Note that I only keep http and https links: you may want to add extra types.

This already goes a long way towards getting you what you want. In fact, if you load the file with the two functions above, you can try it on the following sample Org mode file:

* foo
** foo 1
http://www.google.com
https://redhat.com
* bar
** bar 2
[[https://gnome.org][Gnome]] is a FLOSS project. So is Fedora: https://fedoraproject.org.


* Code
#+begin_src emacs-lisp :results value verbatim :wrap example
(visit-all-http-links)
#+end_src

#+RESULTS:
#+begin_example
(("http" "//www.google.com") ("https" "//redhat.com") ("https" "//gnome.org") ("https" "//fedoraproject.com"))
#+end_example

and evaluating the source block with C-c C-c, you get the results shown.

Now all we need to do is convert each (TYPE PATH) pair in the result list to a real URL and then visit it - here's the final version of the code:


(defun get-link (x)
  "Assuming x is a LINK node in an Org mode parse tree,
   return a list consisting of its type (e.g. \"http\")
   and its path."
  (let* ((link (cadr x))
         (type (plist-get link :type))
         (path (plist-get link :path)))
   (if (or (string= type "http") (string= type "https"))
     (list type path))))

(defun format-url (x)
  "Take a (TYPE PATH) list and return a proper URL. Note
   the following works for http- and https-type links, but
   might need modification for other types."
  (format "%s:%s" (nth 0 x) (nth 1 x)))

(defun visit-all-http-links ()
  (interactive)
  (let* ((parse-tree (org-element-parse-buffer))
         (links (org-element-map parse-tree 'link #'get-link)))
    (mapcar #'browse-url (mapcar #'format-url links))))

We add a function format-url that does this: ("http" "//example.com") --> "http://example.com" and map it on the links list, producing a new list of URLS. Then we map the function browse-url (which is provided by emacs) on the resulting list and we watch the browser open them all.

WARNINGS:

  • If you have hundreds or thousands of links in the file, then you are going to create hundreds or thousands of tabs in your browser.

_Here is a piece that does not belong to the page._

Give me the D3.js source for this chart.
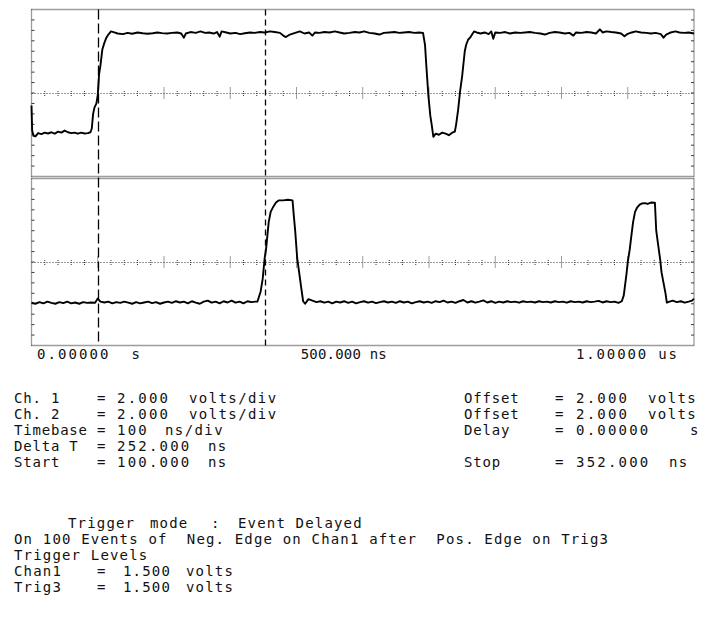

Are you SURE your machine can take it?

  • If your links point to big objects, that's going to put another kind of memory pressure on your system. Are you SURE your machine can take it?

  • If your Org mode buffer is big, then org-element-parse-buffer can take a LONG time to process it. Moreover, even though there is a caching mechanism, it is not enabled by default because of bugs, so every time you execute the function you are going to parse the buffer AGAIN from scratch.

  • Every time you execute the function, you are going to open NEW tabs in your browser.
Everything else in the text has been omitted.